Marrakech 2021

colloque Marrakech

La linguistique à la croisée des sciences: entre éclatement disciplinaire et dialogue interdisciplinaire

11 mars 2021

Laboratoire Linguistique et Référentiels ,Culturels, Faculté de Langue Arabe, UCA, Marrakech

Science du langage et responsabilité sociétale: l'exemple de la relation entre langage et vérité

diapositives de la conférence: cliquez ICI

vidéo de la conférence: https://youtu.be/k25Xvd0GvP0

Résumé

Les agences de recherche, après avoir imposé la stratégie Open Access, tant pour les publications scientifiques que pour les données de la recherche, imposent maintenant, pour l’évaluation des projets de recherche, le critère de l’impact sociétal: en quoi la recherche a-t-il un impact sur la société? Cette exigence, nouvelle pour les chercheurs, implique que les questions de recherche aient des implications qui vont au-delà de l’agenda académique et que des retombées pertinentes puissent être mesurées, notamment dans la dissémination des connaissances (outreach). De grands chercheurs dans les sciences du langage ont déjà répondu à cette exigence par leur travaux de vulgarisation (Chomsky, Pinker, Anderson, Roberts dans le domaine de la linguistique formelle, de l’origine du langage et de la cognition humaine, Beaver et Stanley dans la sémantique du discours politique, McConnell-Ginet sur les relations entre langage et pouvoir). Les sciences du langage, dans le domaine de la francophonie, sont hélas marginales dans ce courant mondial (voir notamment les livres de Harari et de Diamond), où les questions sociétales sont occupées principalement par des sociologues, des historiens ou encore, et surtout, par des philosophes.
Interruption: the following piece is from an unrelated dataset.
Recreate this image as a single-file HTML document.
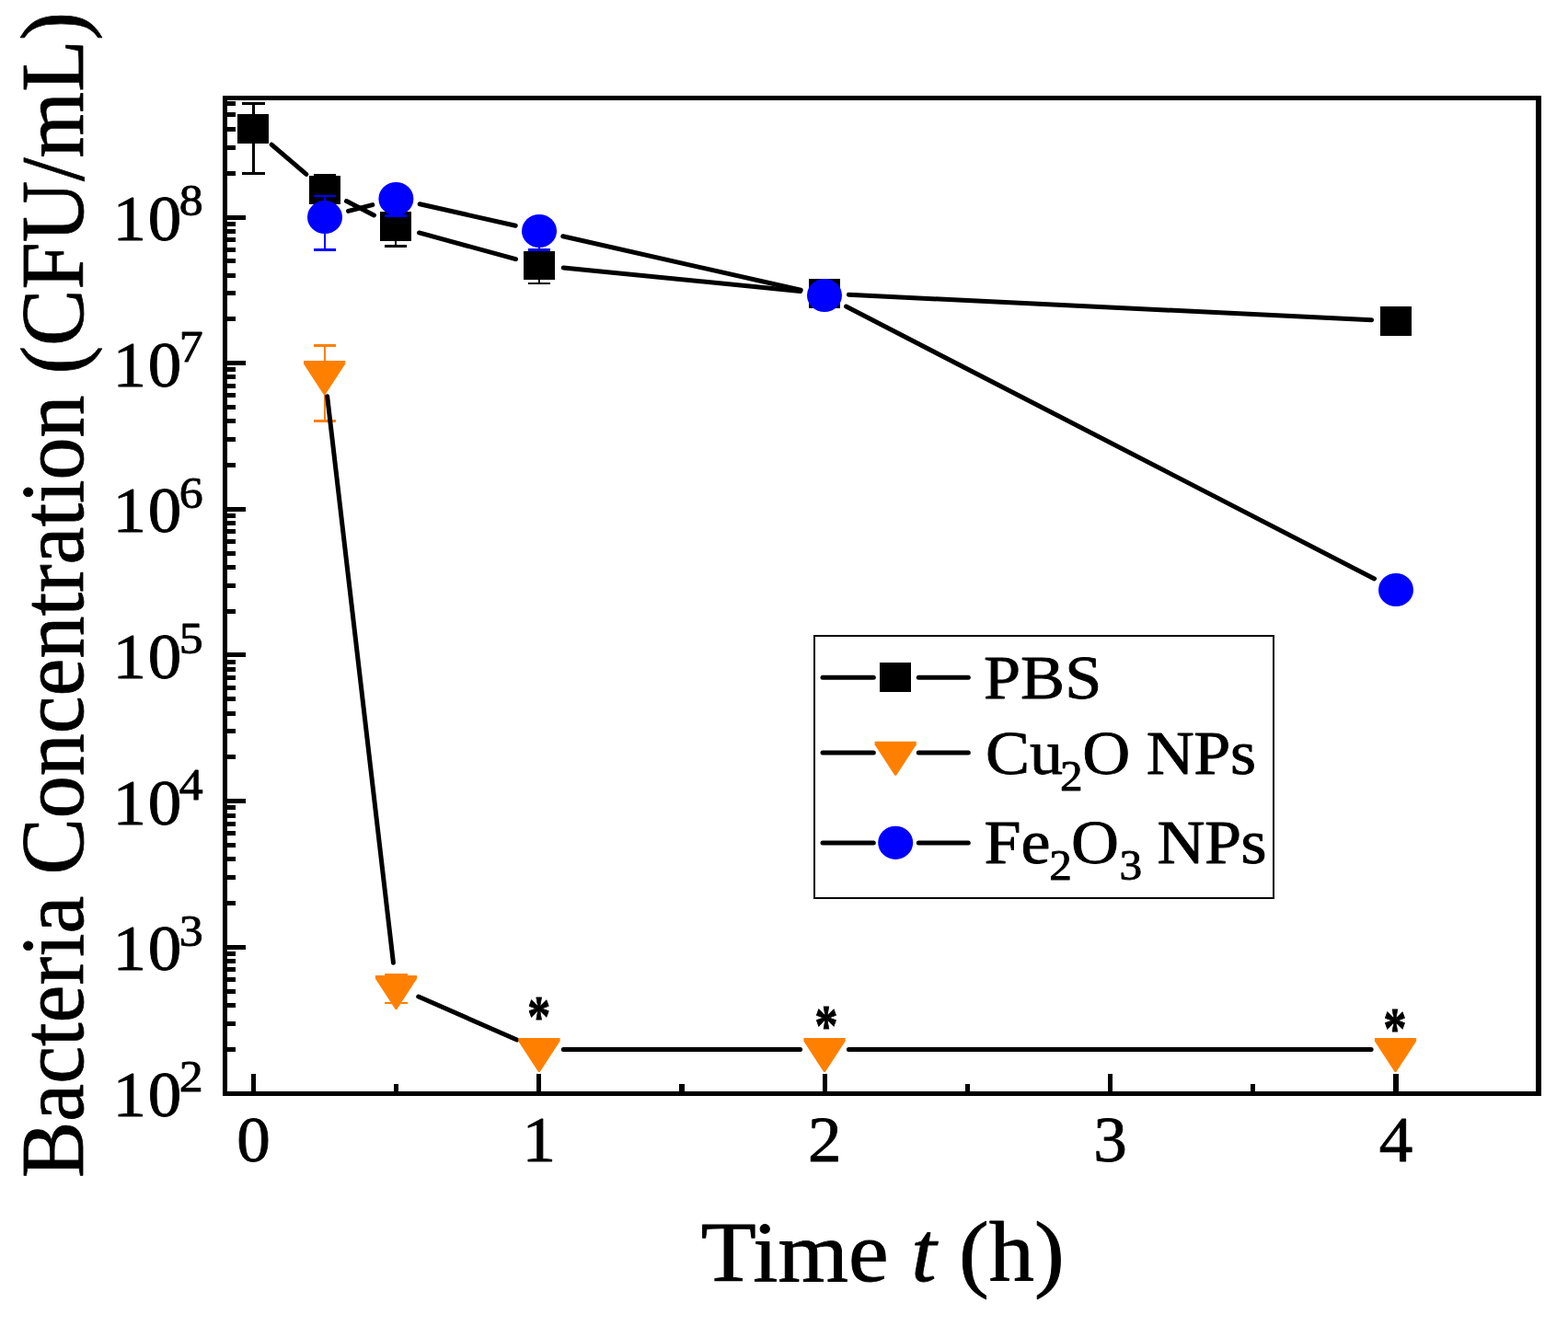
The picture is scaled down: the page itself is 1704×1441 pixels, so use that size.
<!DOCTYPE html>
<html lang="en"><head><meta charset="utf-8"><title>Bacteria Concentration vs Time</title>
<style>html,body{margin:0;padding:0;background:#fff;}body{width:1704px;height:1441px;overflow:hidden;}svg{display:block;}text{font-family:"Liberation Serif","DejaVu Serif",serif;fill:#000;stroke:#000;stroke-width:0.85px;stroke-linejoin:round;}</style>
</head><body>
<svg width="1704" height="1441" viewBox="0 0 1704 1441">
<rect x="0" y="0" width="1704" height="1441" fill="#fff"/>
<g fill="#000" shape-rendering="crispEdges">
<rect x="244" y="1138" width="12" height="5"/>
<rect x="244" y="1110" width="12" height="5"/>
<rect x="244" y="1090" width="12" height="5"/>
<rect x="244" y="1075" width="12" height="5"/>
<rect x="244" y="1062" width="12" height="5"/>
<rect x="244" y="1051" width="12" height="5"/>
<rect x="244" y="1042" width="12" height="5"/>
<rect x="244" y="1034" width="12" height="5"/>
<rect x="244" y="1027" width="23" height="5"/>
<rect x="244" y="979" width="12" height="5"/>
<rect x="244" y="951" width="12" height="5"/>
<rect x="244" y="931" width="12" height="5"/>
<rect x="244" y="916" width="12" height="5"/>
<rect x="244" y="903" width="12" height="5"/>
<rect x="244" y="893" width="12" height="5"/>
<rect x="244" y="884" width="12" height="5"/>
<rect x="244" y="875" width="12" height="5"/>
<rect x="244" y="868" width="23" height="5"/>
<rect x="244" y="820" width="12" height="5"/>
<rect x="244" y="792" width="12" height="5"/>
<rect x="244" y="773" width="12" height="5"/>
<rect x="244" y="757" width="12" height="5"/>
<rect x="244" y="745" width="12" height="5"/>
<rect x="244" y="734" width="12" height="5"/>
<rect x="244" y="725" width="12" height="5"/>
<rect x="244" y="717" width="12" height="5"/>
<rect x="244" y="709" width="23" height="5"/>
<rect x="244" y="662" width="12" height="5"/>
<rect x="244" y="634" width="12" height="5"/>
<rect x="244" y="614" width="12" height="5"/>
<rect x="244" y="599" width="12" height="5"/>
<rect x="244" y="586" width="12" height="5"/>
<rect x="244" y="575" width="12" height="5"/>
<rect x="244" y="566" width="12" height="5"/>
<rect x="244" y="558" width="12" height="5"/>
<rect x="244" y="551" width="23" height="5"/>
<rect x="244" y="503" width="12" height="5"/>
<rect x="244" y="475" width="12" height="5"/>
<rect x="244" y="455" width="12" height="5"/>
<rect x="244" y="440" width="12" height="5"/>
<rect x="244" y="427" width="12" height="5"/>
<rect x="244" y="417" width="12" height="5"/>
<rect x="244" y="407" width="12" height="5"/>
<rect x="244" y="399" width="12" height="5"/>
<rect x="244" y="392" width="23" height="5"/>
<rect x="244" y="344" width="12" height="5"/>
<rect x="244" y="316" width="12" height="5"/>
<rect x="244" y="297" width="12" height="5"/>
<rect x="244" y="281" width="12" height="5"/>
<rect x="244" y="269" width="12" height="5"/>
<rect x="244" y="258" width="12" height="5"/>
<rect x="244" y="249" width="12" height="5"/>
<rect x="244" y="241" width="12" height="5"/>
<rect x="244" y="234" width="23" height="5"/>
<rect x="244" y="186" width="12" height="5"/>
<rect x="244" y="158" width="12" height="5"/>
<rect x="244" y="138" width="12" height="5"/>
<rect x="244" y="122" width="12" height="5"/>
<rect x="244" y="110" width="12" height="5"/>
<rect x="273" y="1167" width="5" height="22"/>
<rect x="428" y="1178" width="5" height="11"/>
<rect x="583" y="1167" width="5" height="22"/>
<rect x="738" y="1178" width="6" height="11"/>
<rect x="894" y="1167" width="5" height="22"/>
<rect x="1049" y="1178" width="5" height="11"/>
<rect x="1204" y="1167" width="5" height="22"/>
<rect x="1359" y="1178" width="5" height="11"/>
<rect x="1514" y="1167" width="6" height="22"/>
<rect x="242" y="104" width="1433" height="5"/>
<rect x="242" y="1186" width="1433" height="5"/>
<rect x="242" y="104" width="5" height="1087"/>
<rect x="1669" y="104" width="6" height="1087"/>
</g>
<text transform="translate(275.45 1262.00) scale(1.0600 1)" font-size="69.00" text-anchor="middle">0</text>
<text transform="translate(585.85 1262.00) scale(1.0600 1)" font-size="69.00" text-anchor="middle">1</text>
<text transform="translate(896.25 1262.00) scale(1.0600 1)" font-size="69.00" text-anchor="middle">2</text>
<text transform="translate(1206.65 1262.00) scale(1.0600 1)" font-size="69.00" text-anchor="middle">3</text>
<text transform="translate(1517.05 1262.00) scale(1.0600 1)" font-size="69.00" text-anchor="middle">4</text>
<text transform="translate(122.40 1213.10) scale(1.0600 1)" font-size="69.00"><tspan dx="0 1.8">10</tspan><tspan font-size="49.00" dx="-2.5" dy="-26.80">2</tspan></text>
<text transform="translate(122.40 1054.41) scale(1.0600 1)" font-size="69.00"><tspan dx="0 1.8">10</tspan><tspan font-size="49.00" dx="-2.5" dy="-26.80">3</tspan></text>
<text transform="translate(122.40 895.72) scale(1.0600 1)" font-size="69.00"><tspan dx="0 1.8">10</tspan><tspan font-size="49.00" dx="-2.5" dy="-26.80">4</tspan></text>
<text transform="translate(122.40 737.03) scale(1.0600 1)" font-size="69.00"><tspan dx="0 1.8">10</tspan><tspan font-size="49.00" dx="-2.5" dy="-26.80">5</tspan></text>
<text transform="translate(122.40 578.34) scale(1.0600 1)" font-size="69.00"><tspan dx="0 1.8">10</tspan><tspan font-size="49.00" dx="-2.5" dy="-26.80">6</tspan></text>
<text transform="translate(122.40 419.65) scale(1.0600 1)" font-size="69.00"><tspan dx="0 1.8">10</tspan><tspan font-size="49.00" dx="-2.5" dy="-26.80">7</tspan></text>
<text transform="translate(122.40 260.96) scale(1.0600 1)" font-size="69.00"><tspan dx="0 1.8">10</tspan><tspan font-size="49.00" dx="-2.5" dy="-26.80">8</tspan></text>
<text transform="translate(959.20 1391.80) scale(1.0510 1)" font-size="93.50" text-anchor="middle">Time <tspan font-style="italic">t</tspan> (h)</text>
<text transform="translate(90.00 646.50) rotate(-90) scale(0.9200 0.9770)" font-size="100" text-anchor="middle">Bacteria Concentration (CFU/mL)</text>
<g fill="#000" shape-rendering="crispEdges"><rect x="274" y="111" width="3" height="79"/><rect x="263" y="111" width="25" height="3"/><rect x="263" y="187" width="25" height="3"/></g>
<g fill="#000" shape-rendering="crispEdges"><rect x="352" y="189" width="2" height="34"/><rect x="341" y="189" width="24" height="2"/><rect x="341" y="220" width="24" height="3"/></g>
<g fill="#000" shape-rendering="crispEdges"><rect x="429" y="230" width="2" height="39"/><rect x="418" y="230" width="24" height="3"/><rect x="418" y="266" width="24" height="3"/></g>
<g fill="#000" shape-rendering="crispEdges"><rect x="585" y="272" width="2" height="37"/><rect x="574" y="272" width="24" height="3"/><rect x="574" y="307" width="24" height="2"/></g>
<g stroke="#000" stroke-width="5" stroke-linecap="round" fill="none">
<line x1="295.09" y1="157.13" x2="332.91" y2="189.37"/>
<line x1="376.49" y1="218.55" x2="406.51" y2="233.95"/>
<line x1="455.47" y1="252.94" x2="560.53" y2="281.56"/>
<line x1="612.27" y1="291.08" x2="869.73" y2="316.42"/>
<line x1="922.37" y1="320.27" x2="1490.63" y2="347.73"/>
</g>
<rect x="258" y="124" width="34" height="32" fill="#000" shape-rendering="crispEdges"/>
<rect x="336" y="191" width="34" height="31" fill="#000" shape-rendering="crispEdges"/>
<rect x="413" y="230" width="34" height="32" fill="#000" shape-rendering="crispEdges"/>
<rect x="569" y="273" width="34" height="31" fill="#000" shape-rendering="crispEdges"/>
<rect x="879" y="303" width="34" height="32" fill="#000" shape-rendering="crispEdges"/>
<rect x="1500" y="333" width="34" height="32" fill="#000" shape-rendering="crispEdges"/>
<g fill="#ff8000" shape-rendering="crispEdges"><rect x="352" y="374" width="2" height="85"/><rect x="341" y="374" width="24" height="3"/><rect x="341" y="456" width="24" height="3"/></g>
<g fill="#ff8000" shape-rendering="crispEdges"><rect x="429" y="1058" width="2" height="33"/><rect x="418" y="1058" width="25" height="2"/><rect x="418" y="1089" width="25" height="2"/></g>
<g stroke="#000" stroke-width="5" stroke-linecap="round" fill="none">
<line x1="355.66" y1="430.72" x2="427.44" y2="1046.28"/>
<line x1="454.69" y1="1083.08" x2="561.71" y2="1129.92"/>
<line x1="612.30" y1="1140.50" x2="869.60" y2="1140.50"/>
<line x1="922.40" y1="1140.50" x2="1490.10" y2="1140.50"/>
</g>
<polygon points="330.00,392.00 375.20,392.00 375.20,395.40 353.40,429.00 351.80,429.00 330.00,395.40" fill="#ff8000"/>
<polygon points="407.90,1060.00 453.10,1060.00 453.10,1063.40 431.30,1097.00 429.70,1097.00 407.90,1063.40" fill="#ff8000"/>
<polygon points="563.30,1128.00 608.50,1128.00 608.50,1131.40 586.70,1165.00 585.10,1165.00 563.30,1131.40" fill="#ff8000"/>
<polygon points="873.40,1128.00 918.60,1128.00 918.60,1131.40 896.80,1165.00 895.20,1165.00 873.40,1131.40" fill="#ff8000"/>
<polygon points="1493.90,1128.00 1539.10,1128.00 1539.10,1131.40 1517.30,1165.00 1515.70,1165.00 1493.90,1131.40" fill="#ff8000"/>
<g fill="#0000ff" shape-rendering="crispEdges"><rect x="352" y="212" width="2" height="61"/><rect x="341" y="212" width="24" height="2"/><rect x="341" y="270" width="24" height="3"/></g>
<g fill="#0000ff" shape-rendering="crispEdges"><rect x="429" y="202" width="2" height="34"/><rect x="418" y="202" width="24" height="3"/><rect x="418" y="233" width="24" height="3"/></g>
<g fill="#0000ff" shape-rendering="crispEdges"><rect x="585" y="238" width="2" height="35"/><rect x="574" y="238" width="24" height="3"/><rect x="574" y="270" width="24" height="3"/></g>
<g stroke="#000" stroke-width="5" stroke-linecap="round" fill="none">
<line x1="378.56" y1="229.40" x2="404.84" y2="222.60"/>
<line x1="456.16" y1="221.79" x2="560.24" y2="245.21"/>
<line x1="611.75" y1="256.81" x2="870.25" y2="315.19"/>
<line x1="919.47" y1="333.09" x2="1493.53" y2="628.91"/>
</g>
<ellipse cx="353.00" cy="236.00" rx="19.00" ry="18.10" fill="#0000ff"/>
<ellipse cx="430.40" cy="216.00" rx="19.00" ry="18.10" fill="#0000ff"/>
<ellipse cx="586.00" cy="251.00" rx="19.00" ry="18.10" fill="#0000ff"/>
<ellipse cx="896.00" cy="321.00" rx="19.00" ry="18.10" fill="#0000ff"/>
<ellipse cx="1517.00" cy="641.00" rx="19.00" ry="18.10" fill="#0000ff"/>
<text transform="translate(585.60 1125.70) scale(0.7970 1)" font-size="63.60" text-anchor="middle" font-weight="bold">*</text>
<text transform="translate(898.00 1135.70) scale(0.7970 1)" font-size="63.60" text-anchor="middle" font-weight="bold">*</text>
<text transform="translate(1516.00 1138.60) scale(0.7970 1)" font-size="63.60" text-anchor="middle" font-weight="bold">*</text>
<rect x="885" y="691" width="499" height="285" fill="#fff" stroke="#000" stroke-width="2" shape-rendering="crispEdges"/>
<g stroke="#000" stroke-width="5" stroke-linecap="round" fill="none">
<line x1="894.00" y1="736.20" x2="949.30" y2="736.20"/>
<line x1="998.30" y1="736.20" x2="1052.30" y2="736.20"/>
<line x1="894.00" y1="818.00" x2="949.30" y2="818.00"/>
<line x1="998.30" y1="818.00" x2="1052.30" y2="818.00"/>
<line x1="894.00" y1="915.90" x2="949.30" y2="915.90"/>
<line x1="998.30" y1="915.90" x2="1052.30" y2="915.90"/>
</g>
<rect x="956" y="720" width="34" height="32" fill="#000" shape-rendering="crispEdges"/>
<polygon points="950.60,805.80 995.80,805.80 995.80,809.20 974.00,842.80 972.40,842.80 950.60,809.20" fill="#ff8000"/>
<ellipse cx="973.20" cy="915.80" rx="19.00" ry="18.10" fill="#0000ff"/>
<text transform="translate(1069.00 758.70) scale(1.0600 1)" font-size="68.00" text-anchor="start">PBS</text>
<text transform="translate(1071.00 841.10) scale(1.0600 1)" font-size="68.00">Cu<tspan font-size="46.50" dx="-3" dy="17.5">2</tspan><tspan dx="-0.3 0 -0.6 -0.4 -0.3" dy="-17.5">O NPs</tspan></text>
<text transform="translate(1069.40 938.40) scale(1.0600 1)" font-size="68.00">Fe<tspan font-size="46.50" dx="-1.2" dy="17.5">2</tspan><tspan dx="-0.9" dy="-17.5">O</tspan><tspan font-size="46.50" dx="0.6" dy="17.5">3</tspan><tspan dx="-0.2 -1.5 -0.5 -0.4" dy="-17.5"> NPs</tspan></text>
</svg>
</body></html>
Dans Pourquoi le langage? (Armand Colin, 2020), j’ai tenté de relever le défi et de dresser un état des lieux des connaissances dans les sciences du langage, notamment en montrant comment et pourquoi la recherche sur le langage et son usage devait être impliquée à des questions sociétales. Dans le chapitre sur la superpragmatique, je montre comment certains concepts fondamentaux en pragmatique (présupposition, implicature, négation descriptive et métalinguistique) peuvent aider à comprendre des phénomènes sociaux difficile à analyser, notamment la vague anti-Charlie Hebdo liée au message Je ne suis pas Charlie en 2015.

Dans cet exposé, j’aborderai une question différente, celle de la relation entre langage et vérité, qui est centrale à une période où les infox (fake news) et les post-vérités se multiplient de manière virale grâce aux réseaux sociaux. Je montrerai pourquoi la notion de vérité est centrale pour l’étude du langage, mais aussi pourquoi elle est complexe: l’usage du langage est en effet non-vériconditionnel, ce qui pose la question de savoir comment, dans la communication verbale, un auditeur peut faire confiance au locuteur. Je montrerai, avec des arguments venant de la pragmatique gricéenne (coopération) et post-gricéenne (pertinence), comment la communication verbale est basée sur un concept modulable, l’engagement (commitment), dont la détection est cruciale pour que la communication réussisse.